## [TASK TO CARRY OUT]
Return the number of lines that include the string "seaborn", without any other text.

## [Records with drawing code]
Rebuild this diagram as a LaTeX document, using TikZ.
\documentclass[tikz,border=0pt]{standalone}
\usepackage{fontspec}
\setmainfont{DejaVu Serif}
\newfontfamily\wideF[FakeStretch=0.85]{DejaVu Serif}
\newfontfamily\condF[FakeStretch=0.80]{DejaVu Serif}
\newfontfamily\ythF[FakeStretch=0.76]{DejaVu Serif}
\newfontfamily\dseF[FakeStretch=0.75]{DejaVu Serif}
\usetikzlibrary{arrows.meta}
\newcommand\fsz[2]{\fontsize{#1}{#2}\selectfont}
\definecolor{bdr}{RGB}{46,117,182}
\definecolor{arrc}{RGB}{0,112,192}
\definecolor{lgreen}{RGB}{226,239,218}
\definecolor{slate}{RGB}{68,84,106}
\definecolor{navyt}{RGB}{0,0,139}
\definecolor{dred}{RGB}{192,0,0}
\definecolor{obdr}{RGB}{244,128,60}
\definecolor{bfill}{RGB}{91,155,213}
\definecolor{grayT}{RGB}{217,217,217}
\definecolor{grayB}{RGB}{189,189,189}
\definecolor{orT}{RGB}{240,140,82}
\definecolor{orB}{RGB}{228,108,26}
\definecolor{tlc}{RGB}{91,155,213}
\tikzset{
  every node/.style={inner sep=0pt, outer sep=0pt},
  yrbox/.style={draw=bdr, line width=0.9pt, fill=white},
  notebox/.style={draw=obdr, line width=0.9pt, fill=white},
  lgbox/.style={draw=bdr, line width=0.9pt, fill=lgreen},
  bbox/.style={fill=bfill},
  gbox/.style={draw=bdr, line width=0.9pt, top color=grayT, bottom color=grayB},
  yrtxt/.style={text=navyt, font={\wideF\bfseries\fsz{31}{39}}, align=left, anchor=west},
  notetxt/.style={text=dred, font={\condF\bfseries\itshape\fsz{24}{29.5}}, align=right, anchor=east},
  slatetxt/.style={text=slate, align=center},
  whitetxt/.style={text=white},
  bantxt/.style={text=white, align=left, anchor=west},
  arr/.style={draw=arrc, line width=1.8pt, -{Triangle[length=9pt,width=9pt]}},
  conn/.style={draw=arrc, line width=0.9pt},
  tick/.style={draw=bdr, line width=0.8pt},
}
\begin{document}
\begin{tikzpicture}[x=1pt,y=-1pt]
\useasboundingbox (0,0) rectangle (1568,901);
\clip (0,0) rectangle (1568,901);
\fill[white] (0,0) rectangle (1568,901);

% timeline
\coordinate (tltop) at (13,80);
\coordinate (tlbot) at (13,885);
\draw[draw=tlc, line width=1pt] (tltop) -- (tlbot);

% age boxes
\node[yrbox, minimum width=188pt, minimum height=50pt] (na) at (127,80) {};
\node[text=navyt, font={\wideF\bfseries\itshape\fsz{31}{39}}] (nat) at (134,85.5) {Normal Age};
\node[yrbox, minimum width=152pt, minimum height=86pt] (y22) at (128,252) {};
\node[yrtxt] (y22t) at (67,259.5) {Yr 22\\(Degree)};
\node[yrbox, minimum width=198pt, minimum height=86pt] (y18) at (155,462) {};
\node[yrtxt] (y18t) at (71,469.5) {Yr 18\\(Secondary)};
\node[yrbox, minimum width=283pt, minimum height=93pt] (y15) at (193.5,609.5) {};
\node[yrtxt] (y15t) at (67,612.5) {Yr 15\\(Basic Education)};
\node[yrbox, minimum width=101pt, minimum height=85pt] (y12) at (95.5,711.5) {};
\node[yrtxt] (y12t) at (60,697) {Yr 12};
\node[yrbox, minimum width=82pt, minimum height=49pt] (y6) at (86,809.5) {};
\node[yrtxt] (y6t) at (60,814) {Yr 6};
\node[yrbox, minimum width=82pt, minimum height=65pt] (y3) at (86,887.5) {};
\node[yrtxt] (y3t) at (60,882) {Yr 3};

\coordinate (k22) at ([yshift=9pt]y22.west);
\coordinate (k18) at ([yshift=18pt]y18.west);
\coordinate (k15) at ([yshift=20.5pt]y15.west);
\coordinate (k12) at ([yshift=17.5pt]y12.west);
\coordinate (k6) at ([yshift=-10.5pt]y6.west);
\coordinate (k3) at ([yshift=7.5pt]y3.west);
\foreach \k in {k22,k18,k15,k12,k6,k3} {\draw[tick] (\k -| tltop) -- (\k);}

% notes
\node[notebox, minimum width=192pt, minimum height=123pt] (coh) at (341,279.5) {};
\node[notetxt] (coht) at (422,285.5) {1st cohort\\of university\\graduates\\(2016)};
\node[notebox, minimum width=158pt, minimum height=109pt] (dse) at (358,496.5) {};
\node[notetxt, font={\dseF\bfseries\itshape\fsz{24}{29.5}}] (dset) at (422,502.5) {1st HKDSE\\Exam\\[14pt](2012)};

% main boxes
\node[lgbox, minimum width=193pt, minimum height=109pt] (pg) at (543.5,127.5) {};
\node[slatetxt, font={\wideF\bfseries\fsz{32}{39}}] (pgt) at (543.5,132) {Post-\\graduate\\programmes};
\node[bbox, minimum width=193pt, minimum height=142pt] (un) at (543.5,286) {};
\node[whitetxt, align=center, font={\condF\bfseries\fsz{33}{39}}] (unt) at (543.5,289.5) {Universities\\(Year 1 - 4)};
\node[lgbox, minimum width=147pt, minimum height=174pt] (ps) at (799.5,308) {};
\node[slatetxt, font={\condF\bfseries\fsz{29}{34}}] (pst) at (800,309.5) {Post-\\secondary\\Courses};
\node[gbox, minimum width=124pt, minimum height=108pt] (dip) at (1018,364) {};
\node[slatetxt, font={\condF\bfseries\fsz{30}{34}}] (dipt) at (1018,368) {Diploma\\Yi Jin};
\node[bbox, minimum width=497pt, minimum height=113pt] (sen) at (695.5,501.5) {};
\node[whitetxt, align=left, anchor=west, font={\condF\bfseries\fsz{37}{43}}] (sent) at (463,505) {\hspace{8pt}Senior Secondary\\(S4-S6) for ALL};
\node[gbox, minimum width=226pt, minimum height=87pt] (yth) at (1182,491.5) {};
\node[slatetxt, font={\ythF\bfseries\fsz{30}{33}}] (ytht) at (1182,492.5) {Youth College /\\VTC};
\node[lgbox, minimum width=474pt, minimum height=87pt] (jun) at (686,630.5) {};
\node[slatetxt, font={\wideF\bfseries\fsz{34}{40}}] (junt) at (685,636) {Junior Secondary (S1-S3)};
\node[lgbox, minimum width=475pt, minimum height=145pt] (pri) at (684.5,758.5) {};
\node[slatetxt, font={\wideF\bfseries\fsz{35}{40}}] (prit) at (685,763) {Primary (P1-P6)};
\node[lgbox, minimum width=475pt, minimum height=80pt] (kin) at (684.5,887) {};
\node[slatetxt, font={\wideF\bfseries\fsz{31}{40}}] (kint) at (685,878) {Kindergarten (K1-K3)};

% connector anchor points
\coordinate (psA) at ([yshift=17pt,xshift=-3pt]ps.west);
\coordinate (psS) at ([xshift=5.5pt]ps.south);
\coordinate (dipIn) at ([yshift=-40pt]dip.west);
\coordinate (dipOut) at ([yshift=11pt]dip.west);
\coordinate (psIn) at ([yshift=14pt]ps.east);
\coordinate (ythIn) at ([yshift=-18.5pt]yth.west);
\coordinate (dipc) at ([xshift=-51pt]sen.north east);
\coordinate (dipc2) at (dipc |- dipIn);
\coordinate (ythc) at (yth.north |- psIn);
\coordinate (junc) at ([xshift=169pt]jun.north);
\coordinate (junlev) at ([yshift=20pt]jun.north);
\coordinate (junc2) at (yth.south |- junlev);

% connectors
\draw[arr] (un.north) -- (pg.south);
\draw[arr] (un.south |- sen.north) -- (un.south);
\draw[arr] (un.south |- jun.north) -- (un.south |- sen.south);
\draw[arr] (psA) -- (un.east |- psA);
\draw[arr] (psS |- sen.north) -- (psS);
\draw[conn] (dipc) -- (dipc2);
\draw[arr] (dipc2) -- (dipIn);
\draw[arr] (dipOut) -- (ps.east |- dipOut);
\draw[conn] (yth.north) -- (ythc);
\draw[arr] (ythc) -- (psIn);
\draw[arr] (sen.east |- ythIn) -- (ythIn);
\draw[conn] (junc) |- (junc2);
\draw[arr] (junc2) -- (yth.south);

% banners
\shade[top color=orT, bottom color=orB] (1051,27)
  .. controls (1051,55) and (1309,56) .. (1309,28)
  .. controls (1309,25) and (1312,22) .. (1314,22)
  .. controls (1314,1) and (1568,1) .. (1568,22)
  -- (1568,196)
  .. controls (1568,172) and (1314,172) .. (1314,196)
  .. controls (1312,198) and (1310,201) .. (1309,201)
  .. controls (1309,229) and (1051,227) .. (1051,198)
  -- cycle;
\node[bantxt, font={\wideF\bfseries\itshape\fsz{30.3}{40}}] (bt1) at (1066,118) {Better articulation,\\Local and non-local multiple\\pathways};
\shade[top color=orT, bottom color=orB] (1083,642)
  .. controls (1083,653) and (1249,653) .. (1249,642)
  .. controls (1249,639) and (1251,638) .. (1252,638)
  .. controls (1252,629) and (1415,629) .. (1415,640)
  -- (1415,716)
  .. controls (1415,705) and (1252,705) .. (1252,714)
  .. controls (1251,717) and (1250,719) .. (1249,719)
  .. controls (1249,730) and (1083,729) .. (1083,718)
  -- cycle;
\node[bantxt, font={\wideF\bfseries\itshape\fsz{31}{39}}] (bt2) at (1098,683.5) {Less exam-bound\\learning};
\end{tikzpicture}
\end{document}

---

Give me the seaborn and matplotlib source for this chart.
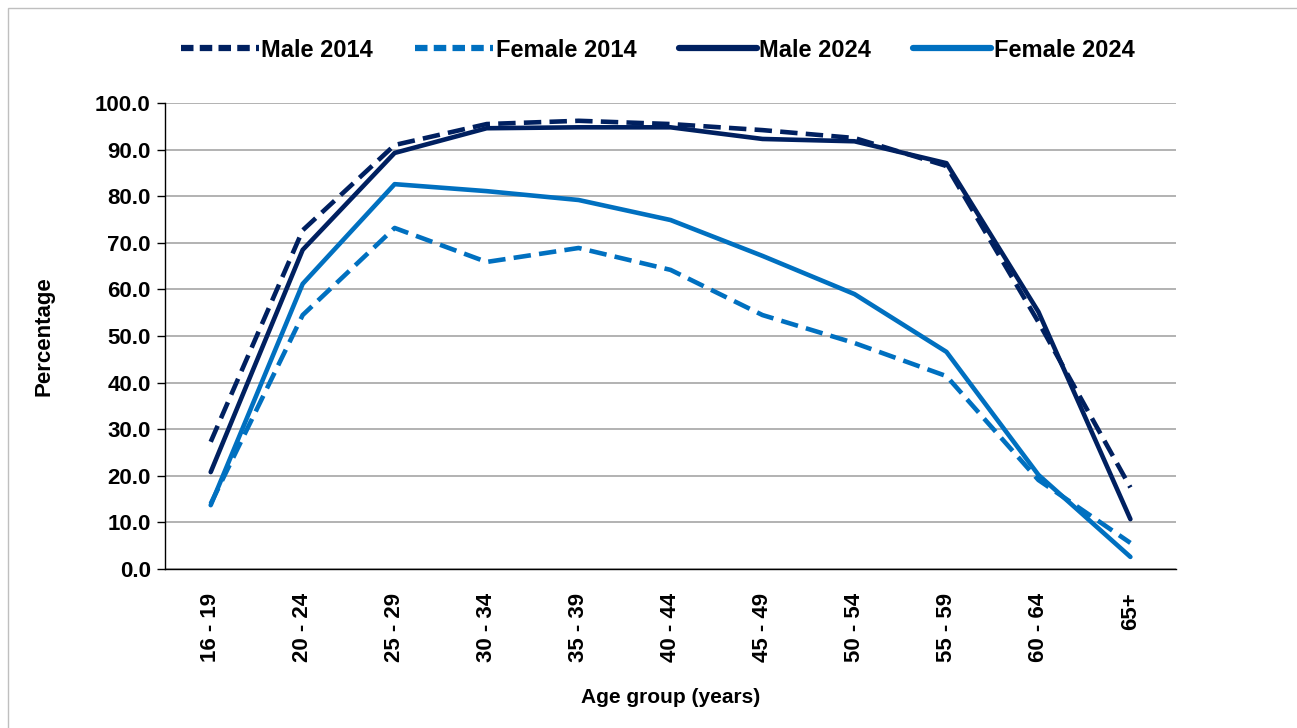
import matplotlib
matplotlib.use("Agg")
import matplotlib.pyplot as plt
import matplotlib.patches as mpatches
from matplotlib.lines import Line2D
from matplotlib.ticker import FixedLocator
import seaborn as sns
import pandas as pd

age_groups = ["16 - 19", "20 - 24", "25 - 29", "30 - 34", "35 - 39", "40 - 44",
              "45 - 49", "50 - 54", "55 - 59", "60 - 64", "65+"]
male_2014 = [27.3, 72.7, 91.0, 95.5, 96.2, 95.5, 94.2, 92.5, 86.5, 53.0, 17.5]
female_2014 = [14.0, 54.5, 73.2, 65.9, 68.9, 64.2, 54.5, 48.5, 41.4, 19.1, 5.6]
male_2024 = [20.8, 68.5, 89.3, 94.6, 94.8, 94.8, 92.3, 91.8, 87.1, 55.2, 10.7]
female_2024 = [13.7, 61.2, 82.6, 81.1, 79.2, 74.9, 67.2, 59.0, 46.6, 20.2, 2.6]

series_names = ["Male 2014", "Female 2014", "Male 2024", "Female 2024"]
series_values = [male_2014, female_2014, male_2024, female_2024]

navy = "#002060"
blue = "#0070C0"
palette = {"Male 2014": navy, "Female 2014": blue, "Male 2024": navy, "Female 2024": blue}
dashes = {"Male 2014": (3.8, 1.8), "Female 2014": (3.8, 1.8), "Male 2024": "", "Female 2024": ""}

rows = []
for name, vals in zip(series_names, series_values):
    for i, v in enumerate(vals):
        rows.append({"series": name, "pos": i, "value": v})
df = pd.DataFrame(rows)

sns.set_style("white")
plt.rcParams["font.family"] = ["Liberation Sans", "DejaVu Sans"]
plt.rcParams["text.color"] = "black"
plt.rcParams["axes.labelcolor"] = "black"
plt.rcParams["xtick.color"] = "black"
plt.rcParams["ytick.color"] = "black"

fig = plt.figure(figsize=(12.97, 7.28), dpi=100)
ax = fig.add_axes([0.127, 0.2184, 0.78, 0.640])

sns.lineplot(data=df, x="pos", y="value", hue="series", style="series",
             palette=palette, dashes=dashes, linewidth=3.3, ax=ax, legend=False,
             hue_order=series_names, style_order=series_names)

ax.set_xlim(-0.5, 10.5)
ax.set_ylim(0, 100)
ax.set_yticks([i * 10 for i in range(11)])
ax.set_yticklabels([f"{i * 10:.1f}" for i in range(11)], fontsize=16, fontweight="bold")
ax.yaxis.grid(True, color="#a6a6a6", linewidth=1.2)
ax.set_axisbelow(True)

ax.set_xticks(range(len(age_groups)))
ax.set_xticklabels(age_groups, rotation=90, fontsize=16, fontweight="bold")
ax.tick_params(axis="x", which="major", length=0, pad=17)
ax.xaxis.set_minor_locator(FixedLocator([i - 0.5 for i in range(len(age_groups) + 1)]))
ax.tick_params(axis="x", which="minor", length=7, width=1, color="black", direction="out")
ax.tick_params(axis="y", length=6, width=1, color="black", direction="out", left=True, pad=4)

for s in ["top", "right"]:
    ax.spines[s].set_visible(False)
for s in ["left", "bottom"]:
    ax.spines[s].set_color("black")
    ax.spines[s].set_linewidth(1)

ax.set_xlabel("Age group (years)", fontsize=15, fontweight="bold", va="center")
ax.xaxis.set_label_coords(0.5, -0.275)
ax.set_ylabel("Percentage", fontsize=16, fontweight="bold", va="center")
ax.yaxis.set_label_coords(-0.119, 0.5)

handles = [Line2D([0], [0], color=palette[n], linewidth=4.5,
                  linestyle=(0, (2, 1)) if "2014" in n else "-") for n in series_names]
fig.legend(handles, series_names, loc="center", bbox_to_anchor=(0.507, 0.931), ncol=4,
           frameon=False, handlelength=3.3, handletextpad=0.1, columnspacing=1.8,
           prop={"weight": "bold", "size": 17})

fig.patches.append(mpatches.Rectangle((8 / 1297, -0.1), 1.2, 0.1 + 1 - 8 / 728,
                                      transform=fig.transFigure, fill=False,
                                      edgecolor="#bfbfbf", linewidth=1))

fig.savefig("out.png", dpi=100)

==

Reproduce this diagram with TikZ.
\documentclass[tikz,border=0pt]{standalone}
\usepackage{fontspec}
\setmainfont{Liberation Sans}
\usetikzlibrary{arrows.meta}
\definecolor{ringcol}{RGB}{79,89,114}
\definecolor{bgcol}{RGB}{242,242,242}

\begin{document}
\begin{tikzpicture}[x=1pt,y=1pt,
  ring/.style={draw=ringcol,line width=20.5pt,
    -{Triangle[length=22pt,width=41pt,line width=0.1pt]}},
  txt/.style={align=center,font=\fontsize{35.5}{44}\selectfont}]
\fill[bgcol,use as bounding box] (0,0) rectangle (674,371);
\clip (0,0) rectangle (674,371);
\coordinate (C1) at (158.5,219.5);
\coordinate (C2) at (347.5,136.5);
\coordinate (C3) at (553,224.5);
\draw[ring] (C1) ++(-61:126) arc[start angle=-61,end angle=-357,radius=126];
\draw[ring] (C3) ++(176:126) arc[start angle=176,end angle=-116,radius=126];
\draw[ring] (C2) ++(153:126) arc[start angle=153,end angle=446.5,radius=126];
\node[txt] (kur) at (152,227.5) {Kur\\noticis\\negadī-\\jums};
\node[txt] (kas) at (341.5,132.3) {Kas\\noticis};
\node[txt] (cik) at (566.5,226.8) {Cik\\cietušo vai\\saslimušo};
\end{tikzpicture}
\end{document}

## [RESULT]
2